● **Exercise task**: Only the lines from the start of the data to the line containing "-1.0, -1.2, -1.4];", both included, should be output, exactly and without pictures.

● **Data excerpt**:
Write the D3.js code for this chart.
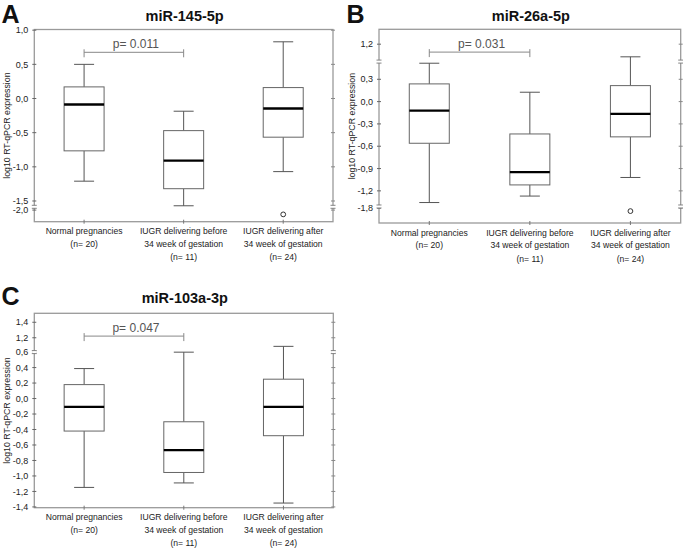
<!DOCTYPE html>
<html>
<head>
<meta charset="utf-8">
<script src="https://cdn.jsdelivr.net/npm/d3@7"></script>
<style>
  body { margin: 0; background: #fff; }
  svg { display: block; font-family: "Liberation Sans", Arial, sans-serif; }
</style>
</head>
<body>
<svg id="chart" width="683" height="548"></svg>
<script>
// ---------------- DATA ----------------
const categoryLabels = [
  ["Normal pregnancies", "(n= 20)"],
  ["IUGR delivering before", "34 week of gestation", "(n= 11)"],
  ["IUGR delivering after", "34 week of gestation", "(n= 24)"]
];
const categories = ["Normal", "IUGR<34", "IUGR>34"];

// box stats: [whisker low, Q1, median, Q3, whisker high]
const statsA = [
  [-1.21, -0.766, -0.088, 0.17, 0.50],
  [-1.57, -1.32, -0.91, -0.47, -0.186],
  [-1.07, -0.566, -0.146, 0.16, 0.83]
];
const outliersA = [[], [], [-2.063]];
const statsB = [
  [-1.357, -0.56, -0.121, 0.238, 0.516],
  [-1.27, -1.12, -0.949, -0.435, 0.126],
  [-1.02, -0.474, -0.165, 0.215, 1.03]
];
const outliersB = [[], [], [-1.84]];
const statsC = [
  [-1.148, -0.42, -0.107, 0.18, 0.387],
  [-1.09, -0.955, -0.666, -0.30, 0.599],
  [-1.35, -0.48, -0.107, 0.25, 1.089]
];
const outliersC = [[], [], []];

// broken-axis segments (bottom to top) and ticks
const segmentsA = [[-2.17, -1.952], [-1.585, 1.01]];
const segmentsB = [[-2.0, -1.778], [-1.41, 0.538], [0.966, 1.40]];
const segmentsC = [[-1.41, 0.6], [1.015, 1.516]];
const ticksA = [1.0, 0.5, 0.0, -0.5, -1.0, -1.5, -2.0];
const ticksB = [1.2, 0.3, 0.0, -0.3, -0.6, -0.9, -1.2, -1.8];
const ticksC = [1.4, 1.2, 0.6, 0.4, 0.2, 0.0, -0.2, -0.4, -0.6, -0.8, -1.0, -1.2, -1.4];

const titles = ["miR-145-5p", "miR-26a-5p", "miR-103a-3p"];
const letters = ["A", "B", "C"];
const pValues = ["p= 0.011", "p= 0.031", "p= 0.047"];
const yLabel = "log10 RT-qPCR expression";

// ---------------- LAYOUT ----------------
const panels = [
  { stats: statsA, outliers: outliersA, segs: segmentsA, ticks: ticksA, title: titles[0], letter: letters[0], p: pValues[0],
    left: 34.3, right: 333, top: 29.5, bottom: 221.7, ox: 0, oy: 0 },
  { stats: statsB, outliers: outliersB, segs: segmentsB, ticks: ticksB, title: titles[1], letter: letters[1], p: pValues[1],
    left: 379, right: 680.7, top: 29.3, bottom: 223, ox: 345, oy: 0 },
  { stats: statsC, outliers: outliersC, segs: segmentsC, ticks: ticksC, title: titles[2], letter: letters[2], p: pValues[2],
    left: 34.3, right: 333.3, top: 313.3, bottom: 507.7, ox: 0, oy: 282 }
];

const svg = d3.select("#chart");
const fmt = v => {
  const s = d3.format(".1f")(v).replace(".", ",").replace("−", "-");
  return s === "-0,0" ? "0,0" : s;
};

function buildScale(segs, top, bottom) {
  const total = d3.sum(segs, s => s[1] - s[0]);
  const k = (bottom - top) / total;
  const dom = [], rng = [];
  let y = bottom;
  segs.forEach(s => {
    dom.push(s[0]); rng.push(y);
    y -= (s[1] - s[0]) * k;
    dom.push(s[1]); rng.push(y);
  });
  const breaks = [];
  for (let i = 1; i < rng.length - 1; i += 2) breaks.push(rng[i]);
  return { scale: d3.scaleLinear().domain(dom).range(rng), breaks };
}

panels.forEach(P => {
  const g = svg.append("g");
  const { scale: y, breaks } = buildScale(P.segs, P.top, P.bottom);
  const x = d3.scalePoint().domain(categories).range([P.left, P.right]).padding(0.5);
  const frameCol = "#9a9a9a";

  // letter and title
  g.append("text").attr("x", P.ox + 1.5).attr("y", P.oy + 23)
    .attr("font-size", 25).attr("font-weight", "bold").attr("fill", "#111").text(P.letter);
  g.append("text").attr("x", (P.left + P.right) / 2 + 1).attr("y", P.oy + 20.5)
    .attr("text-anchor", "middle").attr("font-size", 14.5).attr("font-weight", "bold").attr("fill", "#111").text(P.title);

  // frame
  g.append("rect").attr("x", P.left).attr("y", P.top)
    .attr("width", P.right - P.left).attr("height", P.bottom - P.top)
    .attr("fill", "none").attr("stroke", frameCol).attr("stroke-width", 1.3);

  // y ticks (left and right)
  P.ticks.forEach(t => {
    const yy = y(t);
    g.append("line").attr("x1", P.left - 2).attr("x2", P.left + 2).attr("y1", yy).attr("y2", yy)
      .attr("stroke", "#666").attr("stroke-width", 1);
    g.append("line").attr("x1", P.right - 2).attr("x2", P.right + 2).attr("y1", yy).attr("y2", yy)
      .attr("stroke", "#888").attr("stroke-width", 1);
    g.append("text").attr("x", P.left - 6).attr("y", yy + 3.2)
      .attr("text-anchor", "end").attr("font-size", 9).attr("fill", "#222").text(fmt(t));
  });

  // break marks
  breaks.forEach(b => {
    [P.left, P.right].forEach(ax => {
      g.append("rect").attr("x", ax - 2).attr("y", b - 1.5).attr("width", 4).attr("height", 3).attr("fill", "#fff");
      [-1.5, 1.5].forEach(d => g.append("line").attr("x1", ax - 2.5).attr("x2", ax + 2.5)
        .attr("y1", b + d).attr("y2", b + d).attr("stroke", "#777").attr("stroke-width", 0.9));
    });
  });

  // x ticks
  categories.forEach(c => {
    g.append("line").attr("x1", x(c)).attr("x2", x(c)).attr("y1", P.bottom - 2).attr("y2", P.bottom + 2)
      .attr("stroke", "#777");
  });

  // y label
  const ly = (P.top + P.bottom) / 2;
  g.append("text").attr("transform", `translate(${P.ox + 9.5},${ly}) rotate(-90)`)
    .attr("text-anchor", "middle").attr("font-size", 8.8).attr("fill", "#222").text(yLabel);

  // x labels
  categoryLabels.forEach((lines, i) => {
    const cx = x(categories[i]);
    const dys = [0, 12.7, 26];
    lines.forEach((ln, j) => {
      const dy = (lines.length === 2 && j === 1) ? 12.7 : dys[j];
      g.append("text").attr("x", cx).attr("y", P.bottom + 12.5 + dy)
        .attr("text-anchor", "middle").attr("font-size", 8.6).attr("fill", "#222").text(ln);
    });
  });

  // boxes
  const bw = 40, cap = 20;
  P.stats.forEach((s, i) => {
    const cx = x(categories[i]);
    const [lo, q1, med, q3, hi] = s;
    const wc = "#555";
    g.append("line").attr("x1", cx).attr("x2", cx).attr("y1", y(q3)).attr("y2", y(hi)).attr("stroke", wc);
    g.append("line").attr("x1", cx).attr("x2", cx).attr("y1", y(q1)).attr("y2", y(lo)).attr("stroke", wc);
    g.append("line").attr("x1", cx - cap / 2).attr("x2", cx + cap / 2).attr("y1", y(hi)).attr("y2", y(hi)).attr("stroke", wc);
    g.append("line").attr("x1", cx - cap / 2).attr("x2", cx + cap / 2).attr("y1", y(lo)).attr("y2", y(lo)).attr("stroke", wc);
    g.append("rect").attr("x", cx - bw / 2).attr("y", y(q3)).attr("width", bw).attr("height", y(q1) - y(q3))
      .attr("fill", "#fff").attr("stroke", "#666").attr("stroke-width", 1);
    g.append("line").attr("x1", cx - bw / 2).attr("x2", cx + bw / 2).attr("y1", y(med)).attr("y2", y(med))
      .attr("stroke", "#000").attr("stroke-width", 2.3);
    P.outliers[i].forEach(o => {
      g.append("circle").attr("cx", cx).attr("cy", y(o)).attr("r", 2.4)
        .attr("fill", "#fff").attr("stroke", "#333").attr("stroke-width", 1);
    });
  });

  // p-value bracket
  const bx1 = x(categories[0]), bx2 = x(categories[1]);
  const by = P.top + 22.8;
  g.append("line").attr("x1", bx1).attr("x2", bx2).attr("y1", by).attr("y2", by).attr("stroke", "#888");
  [bx1, bx2].forEach(bx => g.append("line").attr("x1", bx).attr("x2", bx).attr("y1", by - 3).attr("y2", by + 5).attr("stroke", "#888"));
  g.append("text").attr("x", (bx1 + bx2) / 2 + 2).attr("y", by - 4.5)
    .attr("text-anchor", "middle").attr("font-size", 12).attr("fill", "#555").text(P.p);
});
</script>
</body>
</html>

● **Correct result**:
Write the D3.js code for this chart.
<!DOCTYPE html>
<html>
<head>
<meta charset="utf-8">
<script src="https://cdn.jsdelivr.net/npm/d3@7"></script>
<style>
  body { margin: 0; background: #fff; }
  svg { display: block; font-family: "Liberation Sans", Arial, sans-serif; }
</style>
</head>
<body>
<svg id="chart" width="683" height="548"></svg>
<script>
// ---------------- DATA ----------------
const categoryLabels = [
  ["Normal pregnancies", "(n= 20)"],
  ["IUGR delivering before", "34 week of gestation", "(n= 11)"],
  ["IUGR delivering after", "34 week of gestation", "(n= 24)"]
];
const categories = ["Normal", "IUGR<34", "IUGR>34"];

// box stats: [whisker low, Q1, median, Q3, whisker high]
const statsA = [
  [-1.21, -0.766, -0.088, 0.17, 0.50],
  [-1.57, -1.32, -0.91, -0.47, -0.186],
  [-1.07, -0.566, -0.146, 0.16, 0.83]
];
const outliersA = [[], [], [-2.063]];
const statsB = [
  [-1.357, -0.56, -0.121, 0.238, 0.516],
  [-1.27, -1.12, -0.949, -0.435, 0.126],
  [-1.02, -0.474, -0.165, 0.215, 1.03]
];
const outliersB = [[], [], [-1.84]];
const statsC = [
  [-1.148, -0.42, -0.107, 0.18, 0.387],
  [-1.09, -0.955, -0.666, -0.30, 0.599],
  [-1.35, -0.48, -0.107, 0.25, 1.089]
];
const outliersC = [[], [], []];

// broken-axis segments (bottom to top) and ticks
const segmentsA = [[-2.17, -1.952], [-1.585, 1.01]];
const segmentsB = [[-2.0, -1.778], [-1.41, 0.538], [0.966, 1.40]];
const segmentsC = [[-1.41, 0.6], [1.015, 1.516]];
const ticksA = [1.0, 0.5, 0.0, -0.5, -1.0, -1.5, -2.0];
const ticksB = [1.2, 0.3, 0.0, -0.3, -0.6, -0.9, -1.2, -1.8];
const ticksC = [1.4, 1.2, 0.6, 0.4, 0.2, 0.0, -0.2, -0.4, -0.6, -0.8, -1.0, -1.2, -1.4];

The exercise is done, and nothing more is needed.